How to Fix College Sports I would agree with Mr. Branch that the present college sports system replicates patterns of colonialism.

In December of 2009, college coach agent Jack Bechta wrote a column in The Agent's Journal about his visit with Texas Longhorn head football coach, Mack Brown. He wrote, "As an agent who represents coaches, I believe we'll start seeing more $5 million-per-year football coaches in the new few years."

While college coaches get help from seasoned agents who know how to negotiate terms favorable to their clients, the athletes who may have similarly high profiles and serve as the central attraction in college sport spectacle are barred from such representation.

The one-year scholarship makes athletes vulnerable to dismissal if they do not perform at levels satisfactory to their coaches, and they have no safety net if another college team does not pick them up.
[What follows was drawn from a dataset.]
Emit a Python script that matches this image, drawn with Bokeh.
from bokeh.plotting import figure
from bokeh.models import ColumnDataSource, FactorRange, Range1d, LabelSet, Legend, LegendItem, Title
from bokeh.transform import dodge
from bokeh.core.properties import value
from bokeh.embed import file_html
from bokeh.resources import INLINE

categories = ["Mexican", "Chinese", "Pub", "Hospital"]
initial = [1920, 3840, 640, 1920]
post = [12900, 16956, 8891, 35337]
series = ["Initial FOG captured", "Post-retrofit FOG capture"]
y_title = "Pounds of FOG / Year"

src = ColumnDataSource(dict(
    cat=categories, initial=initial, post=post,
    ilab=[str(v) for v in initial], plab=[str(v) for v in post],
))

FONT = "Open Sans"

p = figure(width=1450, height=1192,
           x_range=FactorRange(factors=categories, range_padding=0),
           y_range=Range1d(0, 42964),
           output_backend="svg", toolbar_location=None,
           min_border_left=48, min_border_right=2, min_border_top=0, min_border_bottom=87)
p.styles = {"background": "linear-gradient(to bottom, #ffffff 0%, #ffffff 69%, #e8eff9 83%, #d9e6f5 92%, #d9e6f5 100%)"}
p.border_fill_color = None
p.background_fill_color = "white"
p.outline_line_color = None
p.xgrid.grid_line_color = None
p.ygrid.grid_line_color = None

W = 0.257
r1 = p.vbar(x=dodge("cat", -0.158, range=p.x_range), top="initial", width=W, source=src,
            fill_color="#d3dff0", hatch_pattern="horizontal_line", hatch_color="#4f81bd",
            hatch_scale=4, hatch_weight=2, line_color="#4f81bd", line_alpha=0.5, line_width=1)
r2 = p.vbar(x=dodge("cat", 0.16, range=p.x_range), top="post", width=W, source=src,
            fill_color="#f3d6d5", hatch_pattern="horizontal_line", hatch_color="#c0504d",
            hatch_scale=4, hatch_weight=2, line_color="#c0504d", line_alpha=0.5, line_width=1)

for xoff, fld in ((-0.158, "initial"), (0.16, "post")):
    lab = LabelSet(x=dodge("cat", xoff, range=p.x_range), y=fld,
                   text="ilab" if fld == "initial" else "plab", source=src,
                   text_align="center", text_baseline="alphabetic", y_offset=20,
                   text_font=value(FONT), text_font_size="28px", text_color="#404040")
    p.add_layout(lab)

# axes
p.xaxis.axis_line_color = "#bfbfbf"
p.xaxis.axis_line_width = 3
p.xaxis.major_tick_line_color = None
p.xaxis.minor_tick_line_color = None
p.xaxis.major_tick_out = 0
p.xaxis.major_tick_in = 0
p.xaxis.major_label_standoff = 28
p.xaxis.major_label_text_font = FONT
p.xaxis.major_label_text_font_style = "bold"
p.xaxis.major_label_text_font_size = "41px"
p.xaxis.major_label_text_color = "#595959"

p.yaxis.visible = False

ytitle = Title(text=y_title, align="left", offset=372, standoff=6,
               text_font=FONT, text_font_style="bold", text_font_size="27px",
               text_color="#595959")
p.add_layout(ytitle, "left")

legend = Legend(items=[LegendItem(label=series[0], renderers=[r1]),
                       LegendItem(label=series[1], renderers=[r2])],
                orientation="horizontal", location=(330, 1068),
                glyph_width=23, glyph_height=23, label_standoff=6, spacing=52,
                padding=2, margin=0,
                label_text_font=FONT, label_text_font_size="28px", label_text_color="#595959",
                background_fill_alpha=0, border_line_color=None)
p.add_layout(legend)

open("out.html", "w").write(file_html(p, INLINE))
There is no severance if an athlete is let go after one or two years due to coach-controlled decisions, such as oversigning, or if an athlete suffers an injury and simply cannot perform. Due to transfer rules, athletes who are not getting much playing time or simply clash with coaching staffs are subject to the wishes of their coaches, who may deny them the right to go elsewhere.

Most of the college athlete incidents in recent years that have been characterized as "controversies"—from Reggie Bush to Cam Newton to Terrell Pryor—center on issues related to whether college athletes are given an opportunity to receive fair market value for the contributions they make to the business of college sports. For college athletes to be held to the terms and conditions of a one-year scholarship that have been set by the very authorities who financially benefit the most and render the athletes involved voiceless in the process is a glaring conflict of interest.

The power of the system to hold these athletes out for ridicule and disparagement while presenting them as subjects of moral outrage distorts the real impropriety here. The conditions of the athletic scholarship and transfer rules, prohibitions against agents, limits on due process, failure to deliver on the promise to educate, the unobstructed selling of athlete images, and the like are tools of exploitation that benefit college sport leaders while oppressing those who perform on the field.